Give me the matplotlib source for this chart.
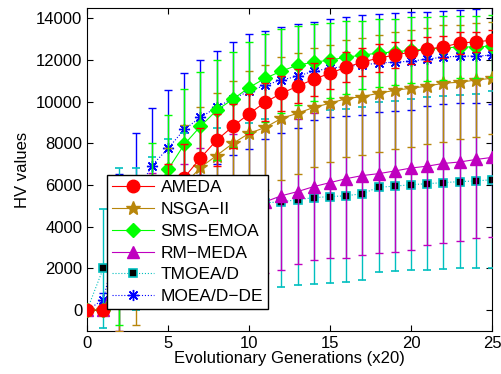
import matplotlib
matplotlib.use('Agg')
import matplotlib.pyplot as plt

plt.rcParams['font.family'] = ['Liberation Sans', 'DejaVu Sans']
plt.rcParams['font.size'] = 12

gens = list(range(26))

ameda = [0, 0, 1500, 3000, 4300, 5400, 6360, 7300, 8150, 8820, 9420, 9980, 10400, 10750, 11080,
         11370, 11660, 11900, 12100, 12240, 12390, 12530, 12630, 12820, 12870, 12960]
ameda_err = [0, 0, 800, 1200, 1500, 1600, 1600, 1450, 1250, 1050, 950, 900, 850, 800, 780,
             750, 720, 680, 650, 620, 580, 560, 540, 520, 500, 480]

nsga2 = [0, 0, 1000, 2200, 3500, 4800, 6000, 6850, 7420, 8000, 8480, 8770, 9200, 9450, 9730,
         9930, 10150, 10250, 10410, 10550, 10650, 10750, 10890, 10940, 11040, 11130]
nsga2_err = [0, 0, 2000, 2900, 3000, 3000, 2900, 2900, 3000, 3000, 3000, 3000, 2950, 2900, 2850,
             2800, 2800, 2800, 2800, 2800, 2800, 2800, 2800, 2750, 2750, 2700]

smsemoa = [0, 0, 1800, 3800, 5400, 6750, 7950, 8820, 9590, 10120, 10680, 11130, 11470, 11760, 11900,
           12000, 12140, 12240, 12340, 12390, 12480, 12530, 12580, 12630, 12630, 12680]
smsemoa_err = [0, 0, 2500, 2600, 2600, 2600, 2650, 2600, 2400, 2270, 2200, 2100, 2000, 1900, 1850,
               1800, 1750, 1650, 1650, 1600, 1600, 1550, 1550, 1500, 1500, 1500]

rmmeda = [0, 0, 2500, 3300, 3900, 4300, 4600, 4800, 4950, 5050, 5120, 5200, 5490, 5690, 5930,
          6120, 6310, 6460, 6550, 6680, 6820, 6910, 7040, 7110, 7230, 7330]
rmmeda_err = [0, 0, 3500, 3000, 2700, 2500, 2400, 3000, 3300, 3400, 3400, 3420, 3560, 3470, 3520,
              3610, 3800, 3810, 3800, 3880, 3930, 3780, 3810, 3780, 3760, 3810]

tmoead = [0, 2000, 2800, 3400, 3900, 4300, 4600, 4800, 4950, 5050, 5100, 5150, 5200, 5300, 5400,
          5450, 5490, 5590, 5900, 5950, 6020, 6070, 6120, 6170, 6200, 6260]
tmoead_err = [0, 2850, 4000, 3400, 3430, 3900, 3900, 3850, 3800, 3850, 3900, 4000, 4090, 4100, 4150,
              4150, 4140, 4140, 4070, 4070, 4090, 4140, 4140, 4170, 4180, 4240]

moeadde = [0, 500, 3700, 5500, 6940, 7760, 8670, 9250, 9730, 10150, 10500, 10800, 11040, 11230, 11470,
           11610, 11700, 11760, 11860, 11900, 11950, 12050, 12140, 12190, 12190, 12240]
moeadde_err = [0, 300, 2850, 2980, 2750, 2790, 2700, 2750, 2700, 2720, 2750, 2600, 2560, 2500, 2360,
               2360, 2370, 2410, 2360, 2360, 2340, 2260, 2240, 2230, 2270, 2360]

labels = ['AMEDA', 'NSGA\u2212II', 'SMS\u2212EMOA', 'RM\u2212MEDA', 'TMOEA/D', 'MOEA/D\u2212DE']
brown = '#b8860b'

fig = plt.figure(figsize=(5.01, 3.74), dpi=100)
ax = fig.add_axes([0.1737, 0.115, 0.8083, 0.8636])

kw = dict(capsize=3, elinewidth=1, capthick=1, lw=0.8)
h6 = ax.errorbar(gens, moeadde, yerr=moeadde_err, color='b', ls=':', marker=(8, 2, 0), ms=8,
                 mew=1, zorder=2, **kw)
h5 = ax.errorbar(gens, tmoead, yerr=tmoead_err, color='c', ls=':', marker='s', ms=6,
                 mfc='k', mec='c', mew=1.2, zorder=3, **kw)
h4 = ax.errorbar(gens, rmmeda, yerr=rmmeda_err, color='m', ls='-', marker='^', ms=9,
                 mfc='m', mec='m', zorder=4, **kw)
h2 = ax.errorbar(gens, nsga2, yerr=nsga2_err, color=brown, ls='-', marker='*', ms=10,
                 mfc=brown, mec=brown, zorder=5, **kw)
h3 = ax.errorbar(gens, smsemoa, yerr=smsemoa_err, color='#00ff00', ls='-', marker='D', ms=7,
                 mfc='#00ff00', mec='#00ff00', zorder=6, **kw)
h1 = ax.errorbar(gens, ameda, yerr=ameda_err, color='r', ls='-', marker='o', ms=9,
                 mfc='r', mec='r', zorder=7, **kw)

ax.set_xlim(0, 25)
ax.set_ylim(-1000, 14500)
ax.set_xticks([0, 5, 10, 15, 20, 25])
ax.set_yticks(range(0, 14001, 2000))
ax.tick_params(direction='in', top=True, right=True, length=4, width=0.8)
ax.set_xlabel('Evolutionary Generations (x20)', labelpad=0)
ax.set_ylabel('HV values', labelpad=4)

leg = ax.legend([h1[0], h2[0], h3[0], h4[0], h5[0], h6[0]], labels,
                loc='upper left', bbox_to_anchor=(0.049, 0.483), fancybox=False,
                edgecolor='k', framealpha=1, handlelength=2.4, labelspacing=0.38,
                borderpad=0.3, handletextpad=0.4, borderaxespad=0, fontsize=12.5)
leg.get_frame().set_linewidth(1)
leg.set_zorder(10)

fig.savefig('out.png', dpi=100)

____________

DESCRIPTION OF THE TASK:
Output exactly the span of lines from the top of the listing through the line holding "2750, 2750, 2700]", and leave every picture out.

COMPLETE OUTPUT:
Give me the matplotlib source for this chart.
import matplotlib
matplotlib.use('Agg')
import matplotlib.pyplot as plt

plt.rcParams['font.family'] = ['Liberation Sans', 'DejaVu Sans']
plt.rcParams['font.size'] = 12

gens = list(range(26))

ameda = [0, 0, 1500, 3000, 4300, 5400, 6360, 7300, 8150, 8820, 9420, 9980, 10400, 10750, 11080,
         11370, 11660, 11900, 12100, 12240, 12390, 12530, 12630, 12820, 12870, 12960]
ameda_err = [0, 0, 800, 1200, 1500, 1600, 1600, 1450, 1250, 1050, 950, 900, 850, 800, 780,
             750, 720, 680, 650, 620, 580, 560, 540, 520, 500, 480]

nsga2 = [0, 0, 1000, 2200, 3500, 4800, 6000, 6850, 7420, 8000, 8480, 8770, 9200, 9450, 9730,
         9930, 10150, 10250, 10410, 10550, 10650, 10750, 10890, 10940, 11040, 11130]
nsga2_err = [0, 0, 2000, 2900, 3000, 3000, 2900, 2900, 3000, 3000, 3000, 3000, 2950, 2900, 2850,
             2800, 2800, 2800, 2800, 2800, 2800, 2800, 2800, 2750, 2750, 2700]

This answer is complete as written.